**INSTRUCTIONS FOR THE TASK:** Images are excluded; otherwise, output every record exactly.

* BEGIN DATASET ROWS *

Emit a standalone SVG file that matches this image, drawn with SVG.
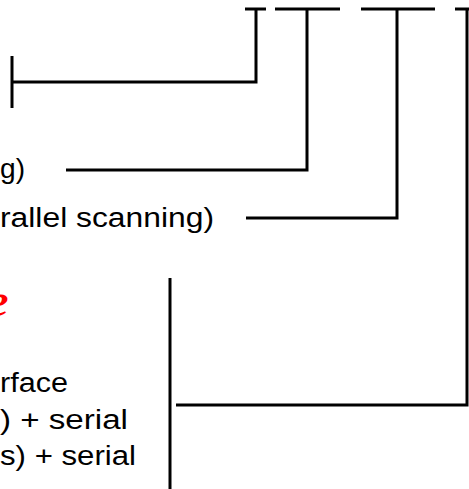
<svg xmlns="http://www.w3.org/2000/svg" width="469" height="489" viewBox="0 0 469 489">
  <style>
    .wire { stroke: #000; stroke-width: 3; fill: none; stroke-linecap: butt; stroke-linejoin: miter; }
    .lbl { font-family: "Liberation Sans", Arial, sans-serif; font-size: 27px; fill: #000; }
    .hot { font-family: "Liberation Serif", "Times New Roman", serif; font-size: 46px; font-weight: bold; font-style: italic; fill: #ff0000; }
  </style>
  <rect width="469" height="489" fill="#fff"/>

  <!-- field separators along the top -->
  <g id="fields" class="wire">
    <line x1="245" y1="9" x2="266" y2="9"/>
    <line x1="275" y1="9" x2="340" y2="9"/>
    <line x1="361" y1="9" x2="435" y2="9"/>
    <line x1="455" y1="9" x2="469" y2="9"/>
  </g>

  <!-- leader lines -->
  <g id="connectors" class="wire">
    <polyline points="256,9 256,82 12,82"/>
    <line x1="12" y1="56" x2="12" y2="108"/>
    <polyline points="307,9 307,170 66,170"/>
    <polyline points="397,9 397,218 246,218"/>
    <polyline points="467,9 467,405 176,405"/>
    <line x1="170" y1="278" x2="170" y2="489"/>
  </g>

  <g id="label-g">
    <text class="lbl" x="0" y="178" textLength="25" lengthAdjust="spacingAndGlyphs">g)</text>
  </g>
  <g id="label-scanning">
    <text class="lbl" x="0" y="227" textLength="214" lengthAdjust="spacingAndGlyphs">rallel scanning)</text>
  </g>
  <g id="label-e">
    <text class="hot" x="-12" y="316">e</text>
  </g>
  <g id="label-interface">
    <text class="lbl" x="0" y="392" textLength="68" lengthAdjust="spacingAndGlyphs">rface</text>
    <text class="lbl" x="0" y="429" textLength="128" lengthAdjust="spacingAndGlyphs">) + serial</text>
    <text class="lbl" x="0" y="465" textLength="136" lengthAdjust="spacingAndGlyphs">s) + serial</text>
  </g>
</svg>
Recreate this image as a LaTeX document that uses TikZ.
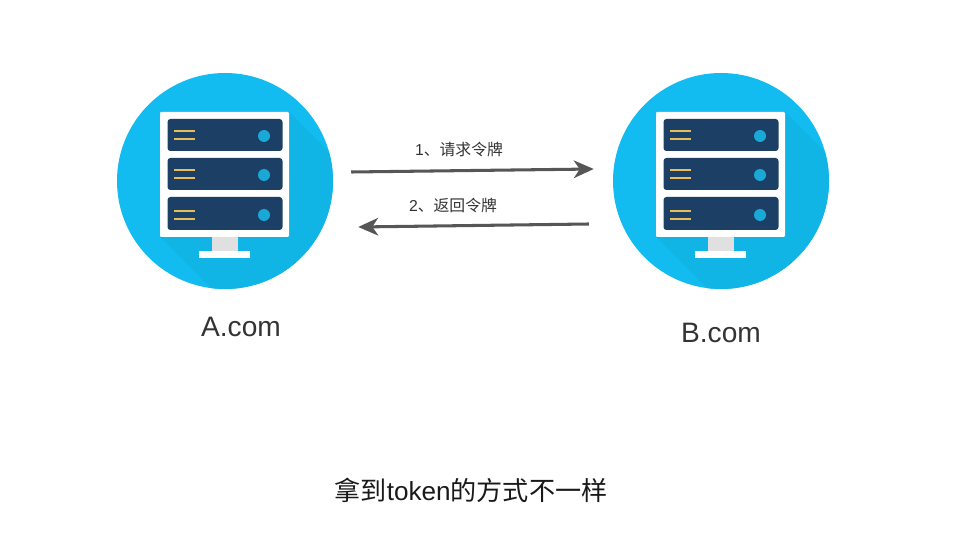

* END DATASET ROWS *

**COMPLETED TASK:**
Emit a standalone SVG file that matches this image, drawn with SVG.
<svg xmlns="http://www.w3.org/2000/svg" width="469" height="489" viewBox="0 0 469 489">
  <style>
    .wire { stroke: #000; stroke-width: 3; fill: none; stroke-linecap: butt; stroke-linejoin: miter; }
    .lbl { font-family: "Liberation Sans", Arial, sans-serif; font-size: 27px; fill: #000; }
    .hot { font-family: "Liberation Serif", "Times New Roman", serif; font-size: 46px; font-weight: bold; font-style: italic; fill: #ff0000; }
  </style>
  <rect width="469" height="489" fill="#fff"/>

  <!-- field separators along the top -->
  <g id="fields" class="wire">
    <line x1="245" y1="9" x2="266" y2="9"/>
    <line x1="275" y1="9" x2="340" y2="9"/>
    <line x1="361" y1="9" x2="435" y2="9"/>
    <line x1="455" y1="9" x2="469" y2="9"/>
  </g>

  <!-- leader lines -->
  <g id="connectors" class="wire">
    <polyline points="256,9 256,82 12,82"/>
    <line x1="12" y1="56" x2="12" y2="108"/>
    <polyline points="307,9 307,170 66,170"/>
    <polyline points="397,9 397,218 246,218"/>
    <polyline points="467,9 467,405 176,405"/>
    <line x1="170" y1="278" x2="170" y2="489"/>
  </g>

  <g id="label-g">
    <text class="lbl" x="0" y="178" textLength="25" lengthAdjust="spacingAndGlyphs">g)</text>
  </g>
  <g id="label-scanning">
    <text class="lbl" x="0" y="227" textLength="214" lengthAdjust="spacingAndGlyphs">rallel scanning)</text>
  </g>
  <g id="label-e">
    <text class="hot" x="-12" y="316">e</text>
  </g>
  <g id="label-interface">
    <text class="lbl" x="0" y="392" textLength="68" lengthAdjust="spacingAndGlyphs">rface</text>
    <text class="lbl" x="0" y="429" textLength="128" lengthAdjust="spacingAndGlyphs">) + serial</text>
    <text class="lbl" x="0" y="465" textLength="136" lengthAdjust="spacingAndGlyphs">s) + serial</text>
  </g>
</svg>
Recreate this image as a LaTeX document that uses TikZ.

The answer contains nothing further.